What to eat now: A focaccia bread ice cream ribboned with olive oil and flakes of salt
Focaccia bread ice cream at Antico Nuovo
Nearing the end of a 2.5-hour dinner at Antico Nuovo in Larchmont, our server recommended the focaccia ice cream. It was around 9 p.m. Drowsy and full, I was on the fence. I asked if I had heard her correctly. Yes, she had said focaccia, as in chef Chad Colby’s excellent bread, with its crisp, salty, oily crust and bubbly, chewy center, transformed somehow into ice cream. Why not? The base for the ice cream (and for all of the flavors at Antico) is fior di latte, an overtly milky flavor that is nothing like vanilla. Studded throughout the glass, in chunks large enough to be panzanella croutons, are grilled, day-old squares of focaccia, softened and slack, acting like sponges for the ice cream. Swirled through are ribbons of pale yellow olive oil studded with flakes of salt. It’s topped with shards of breadcrumbs fried in olive oil. The texture alone is addictive, with the cool, smooth ice cream, soft bread (think softened cereal toward the end of a bowl), flakes of salt and crunchy topping. Colby said it was originally offered as a limited flavor just before the shutdown of March 2020, but a regular “twisted his arm” to bring it back. To whoever did the twisting, I’m eternally grateful.
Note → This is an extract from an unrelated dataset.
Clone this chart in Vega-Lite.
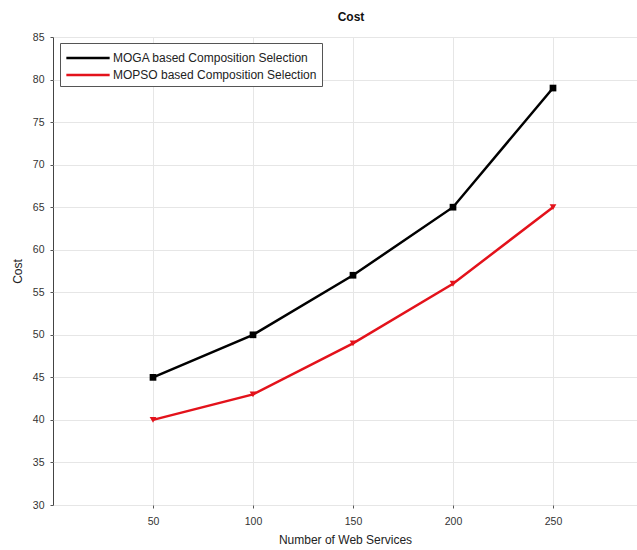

Braised pork belly with preserved cabbage at Tin Tin Restaurant
My Chinese grandmother is prone to grand, sweeping statements of either praise or disapproval for many restaurants in the San Gabriel Valley. She claims the braised pork belly at Tin Tin Restaurant, tucked into the back corner of a small strip mall in Rosemead, is the best in the city and the surrounding areas. In this instance (in many, actually), she is correct. The slabs of pork are half-fat, half-meat, and they jiggle when the dish is plopped onto the glass Lazy Susan. The fatty tops glisten, lacquered in a sweet red sauce tinged with garlic, star anise and Shaoxing wine. The meat and sauce seem to melt as one onto the preserved cabbage beneath it. Unlike some of the newer restaurants in the area, Tin Tin still offers a large container of free white rice for the table. The remaining sauce and rice made for an excellent breakfast the following morning.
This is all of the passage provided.